Problem details — Without the pictures, repeat the listing character for character.

Data block —
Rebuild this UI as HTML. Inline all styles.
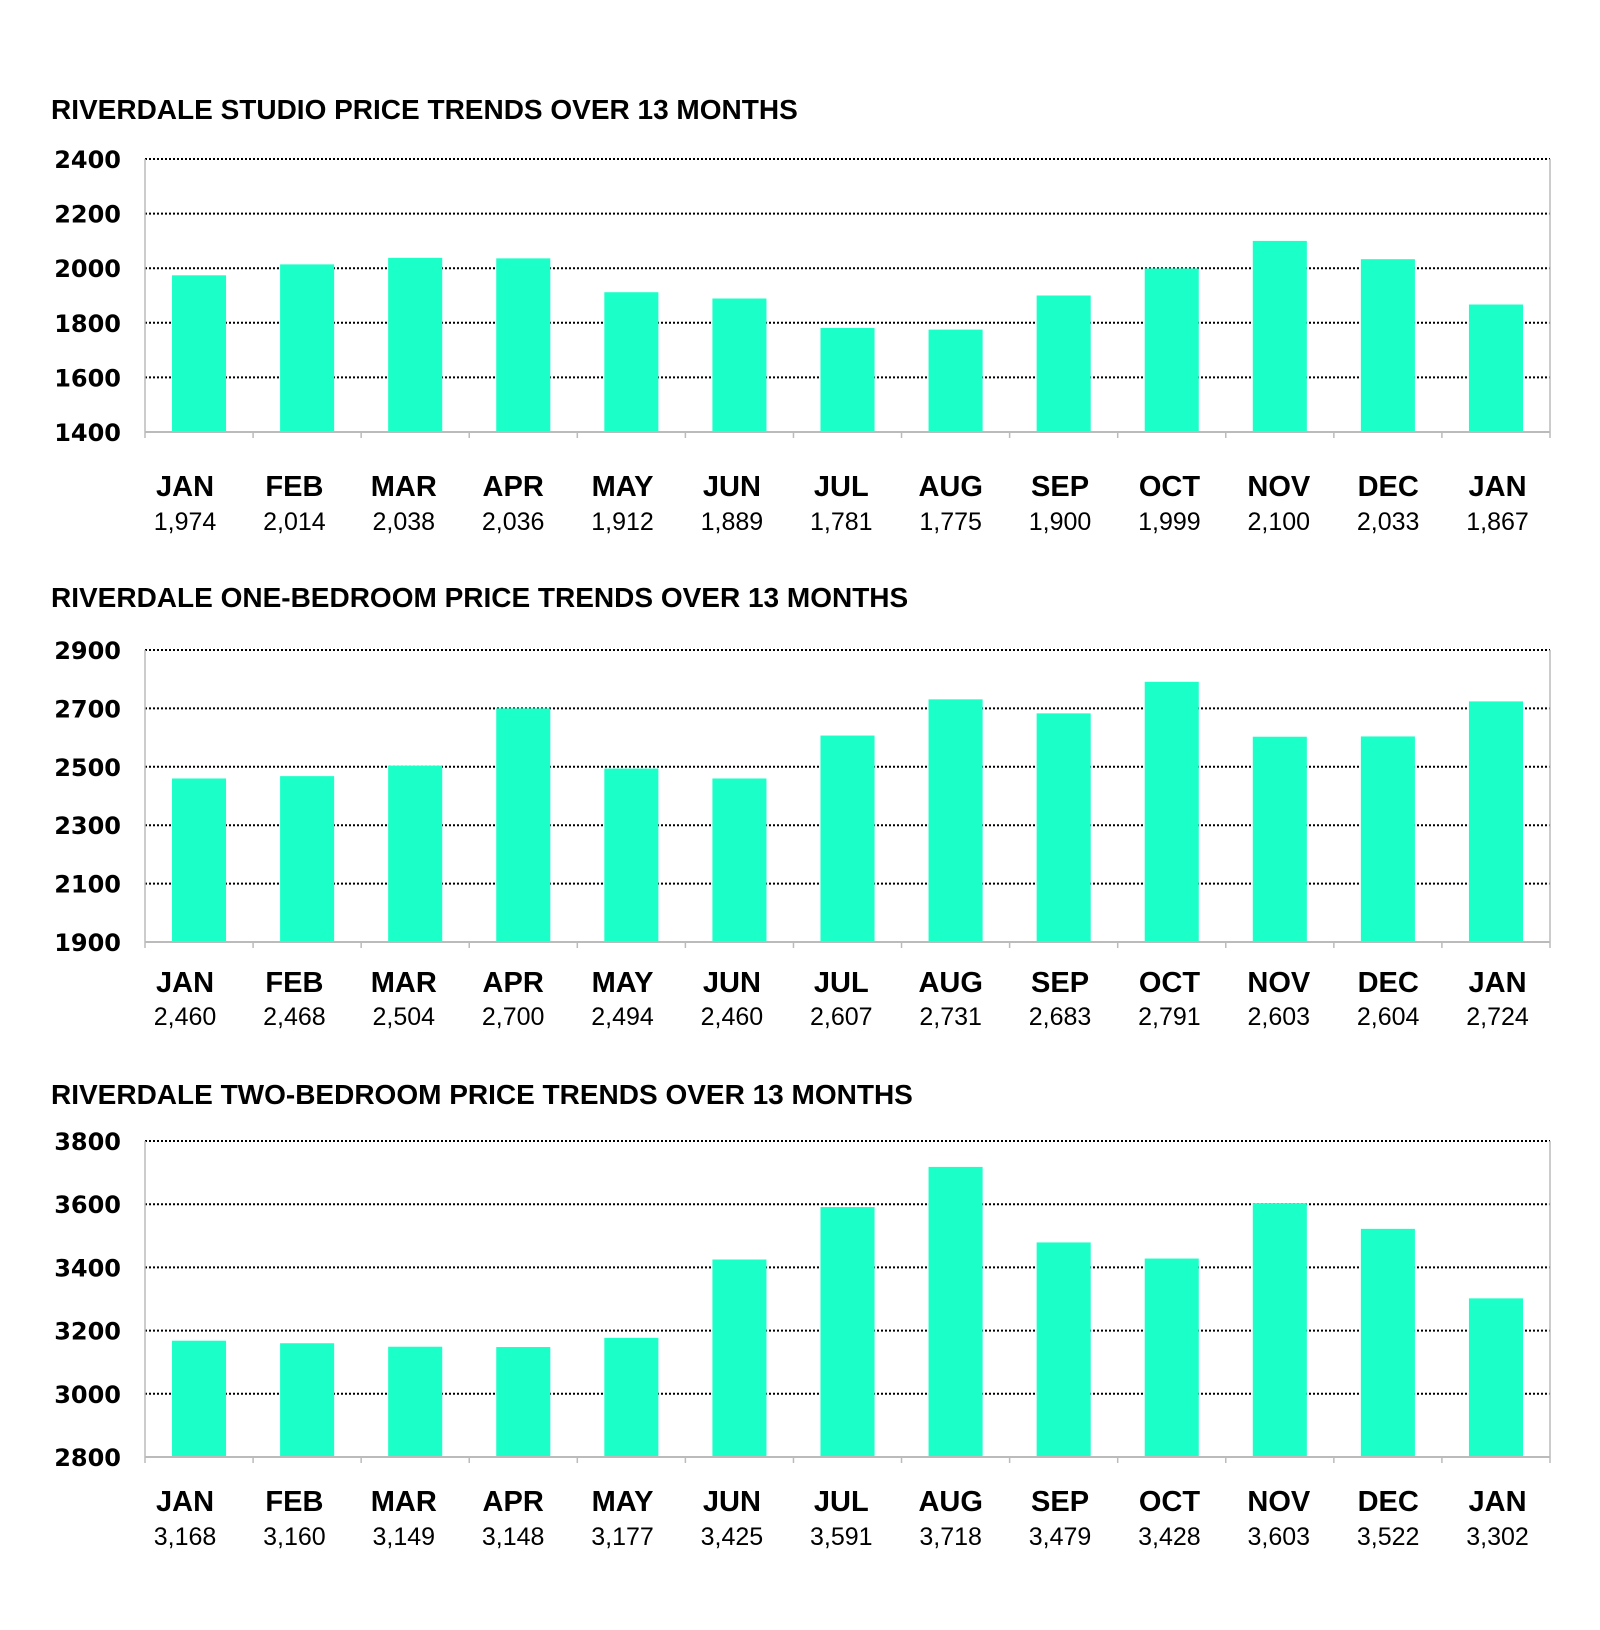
<!DOCTYPE html>
<html><head><meta charset="utf-8"><style>
html,body{margin:0;padding:0;background:#fff;width:1600px;height:1630px;overflow:hidden}
svg{display:block}
.t{font-family:"Liberation Sans",Arial,sans-serif;font-weight:bold;font-size:28px;fill:#000}
.y{font-family:"DejaVu Sans",sans-serif;font-weight:bold;font-size:24px;fill:#000}
.m{font-family:"Liberation Sans",Arial,sans-serif;font-weight:bold;font-size:29px;fill:#000}
.v{font-family:"Liberation Sans",Arial,sans-serif;font-size:25px;fill:#000}
</style></head><body>
<svg id="c" width="1600" height="1630"></svg>
<script>
const months = ["JAN","FEB","MAR","APR","MAY","JUN","JUL","AUG","SEP","OCT","NOV","DEC","JAN"];
const studioValues = [1974,2014,2038,2036,1912,1889,1781,1775,1900,1999,2100,2033,1867];
const oneBedValues = [2460,2468,2504,2700,2494,2460,2607,2731,2683,2791,2603,2604,2724];
const twoBedValues = [3168,3160,3149,3148,3177,3425,3591,3718,3479,3428,3603,3522,3302];
const studioTicks = [1400,1600,1800,2000,2200,2400];
const oneBedTicks = [1900,2100,2300,2500,2700,2900];
const twoBedTicks = [2800,3000,3200,3400,3600,3800];
const titles = ["RIVERDALE STUDIO PRICE TRENDS OVER 13 MONTHS","RIVERDALE ONE-BEDROOM PRICE TRENDS OVER 13 MONTHS","RIVERDALE TWO-BEDROOM PRICE TRENDS OVER 13 MONTHS"];
const NS="http://www.w3.org/2000/svg";
const svg=document.getElementById('c');
function mk(tag,attrs,parent){const e=document.createElementNS(NS,tag);for(const k in attrs)e.setAttribute(k,attrs[k]);(parent||svg).appendChild(e);return e;}
function chart(idx,vals,ticks,layout){
  const g=mk('g',{});
  
  
  const L=145,R=1550,T=layout.top,B=layout.bottom;
  const mn=ticks[0],mx=ticks[ticks.length-1];
  const yS=v=>B-(v-mn)/(mx-mn)*(B-T);
  const band=(R-L)/vals.length;
  const xS=i=>L+i*band;
  const tt=mk('text',{x:51,y:layout.title+10,class:'t'},g);tt.textContent=titles[idx];
  
  
  ticks.forEach(t=>{
    const y=yS(t);
    if(t!==mn){const gl=mk('line',{x1:L,x2:R,y1:y,y2:y,stroke:'#000','stroke-width':2,'stroke-dasharray':'2 2'},g);
      
      }
    const lb=mk('text',{x:121,y:y+9,class:'y','text-anchor':'end'},g);lb.textContent=t;
    
    
  });
  mk('line',{x1:L,x2:L,y1:T,y2:B,stroke:'#bbb','stroke-width':1.5},g);
  mk('line',{x1:R,x2:R,y1:T,y2:B,stroke:'#bbb','stroke-width':1.5},g);
  vals.forEach((v,i)=>{
    const r=mk('rect',{x:xS(i)+band*0.25,y:yS(v),width:band*0.5,height:B-yS(v),fill:'#1bffc9'},g);
    
    
    const cx=xS(i)+band/2-14+i*1.3;
    const m=mk('text',{x:cx,y:layout.lab+10,class:'m','text-anchor':'middle'},g);m.textContent=months[i];
    
    
    const vl=mk('text',{x:cx,y:layout.val+9,class:'v','text-anchor':'middle'},g);vl.textContent=v.toLocaleString('en-US');
    
    
  });
  mk('line',{x1:L,x2:R,y1:B,y2:B,stroke:'#bbb','stroke-width':2},g);
  for(let i=0;i<=vals.length;i++) mk('line',{x1:xS(i),x2:xS(i),y1:B,y2:B+6,stroke:'#bbb','stroke-width':1.5},g);
}
chart(0,studioValues,studioTicks,{top:159,bottom:432,title:109,lab:486,val:521});
chart(1,oneBedValues,oneBedTicks,{top:650,bottom:942,title:597,lab:982,val:1016});
chart(2,twoBedValues,twoBedTicks,{top:1141,bottom:1457,title:1094,lab:1501,val:1536});
</script>
</body></html>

Result of the task —
Rebuild this UI as HTML. Inline all styles.
<!DOCTYPE html>
<html><head><meta charset="utf-8"><style>
html,body{margin:0;padding:0;background:#fff;width:1600px;height:1630px;overflow:hidden}
svg{display:block}
.t{font-family:"Liberation Sans",Arial,sans-serif;font-weight:bold;font-size:28px;fill:#000}
.y{font-family:"DejaVu Sans",sans-serif;font-weight:bold;font-size:24px;fill:#000}
.m{font-family:"Liberation Sans",Arial,sans-serif;font-weight:bold;font-size:29px;fill:#000}
.v{font-family:"Liberation Sans",Arial,sans-serif;font-size:25px;fill:#000}
</style></head><body>
<svg id="c" width="1600" height="1630"></svg>
<script>
const months = ["JAN","FEB","MAR","APR","MAY","JUN","JUL","AUG","SEP","OCT","NOV","DEC","JAN"];
const studioValues = [1974,2014,2038,2036,1912,1889,1781,1775,1900,1999,2100,2033,1867];
const oneBedValues = [2460,2468,2504,2700,2494,2460,2607,2731,2683,2791,2603,2604,2724];
const twoBedValues = [3168,3160,3149,3148,3177,3425,3591,3718,3479,3428,3603,3522,3302];
const studioTicks = [1400,1600,1800,2000,2200,2400];
const oneBedTicks = [1900,2100,2300,2500,2700,2900];
const twoBedTicks = [2800,3000,3200,3400,3600,3800];
const titles = ["RIVERDALE STUDIO PRICE TRENDS OVER 13 MONTHS","RIVERDALE ONE-BEDROOM PRICE TRENDS OVER 13 MONTHS","RIVERDALE TWO-BEDROOM PRICE TRENDS OVER 13 MONTHS"];
const NS="http://www.w3.org/2000/svg";
const svg=document.getElementById('c');
function mk(tag,attrs,parent){const e=document.createElementNS(NS,tag);for(const k in attrs)e.setAttribute(k,attrs[k]);(parent||svg).appendChild(e);return e;}
function chart(idx,vals,ticks,layout){
  const g=mk('g',{});
  
  
  const L=145,R=1550,T=layout.top,B=layout.bottom;
  const mn=ticks[0],mx=ticks[ticks.length-1];
  const yS=v=>B-(v-mn)/(mx-mn)*(B-T);
  const band=(R-L)/vals.length;
  const xS=i=>L+i*band;
  const tt=mk('text',{x:51,y:layout.title+10,class:'t'},g);tt.textContent=titles[idx];
  
  
  ticks.forEach(t=>{
    const y=yS(t);
    if(t!==mn){const gl=mk('line',{x1:L,x2:R,y1:y,y2:y,stroke:'#000','stroke-width':2,'stroke-dasharray':'2 2'},g);
      
      }
    const lb=mk('text',{x:121,y:y+9,class:'y','text-anchor':'end'},g);lb.textContent=t;
    
    
  });
  mk('line',{x1:L,x2:L,y1:T,y2:B,stroke:'#bbb','stroke-width':1.5},g);
  mk('line',{x1:R,x2:R,y1:T,y2:B,stroke:'#bbb','stroke-width':1.5},g);
  vals.forEach((v,i)=>{
    const r=mk('rect',{x:xS(i)+band*0.25,y:yS(v),width:band*0.5,height:B-yS(v),fill:'#1bffc9'},g);
    
    
    const cx=xS(i)+band/2-14+i*1.3;
    const m=mk('text',{x:cx,y:layout.lab+10,class:'m','text-anchor':'middle'},g);m.textContent=months[i];
    
    
    const vl=mk('text',{x:cx,y:layout.val+9,class:'v','text-anchor':'middle'},g);vl.textContent=v.toLocaleString('en-US');
    
    
  });
  mk('line',{x1:L,x2:R,y1:B,y2:B,stroke:'#bbb','stroke-width':2},g);
  for(let i=0;i<=vals.length;i++) mk('line',{x1:xS(i),x2:xS(i),y1:B,y2:B+6,stroke:'#bbb','stroke-width':1.5},g);
}
chart(0,studioValues,studioTicks,{top:159,bottom:432,title:109,lab:486,val:521});
chart(1,oneBedValues,oneBedTicks,{top:650,bottom:942,title:597,lab:982,val:1016});
chart(2,twoBedValues,twoBedTicks,{top:1141,bottom:1457,title:1094,lab:1501,val:1536});
</script>
</body></html>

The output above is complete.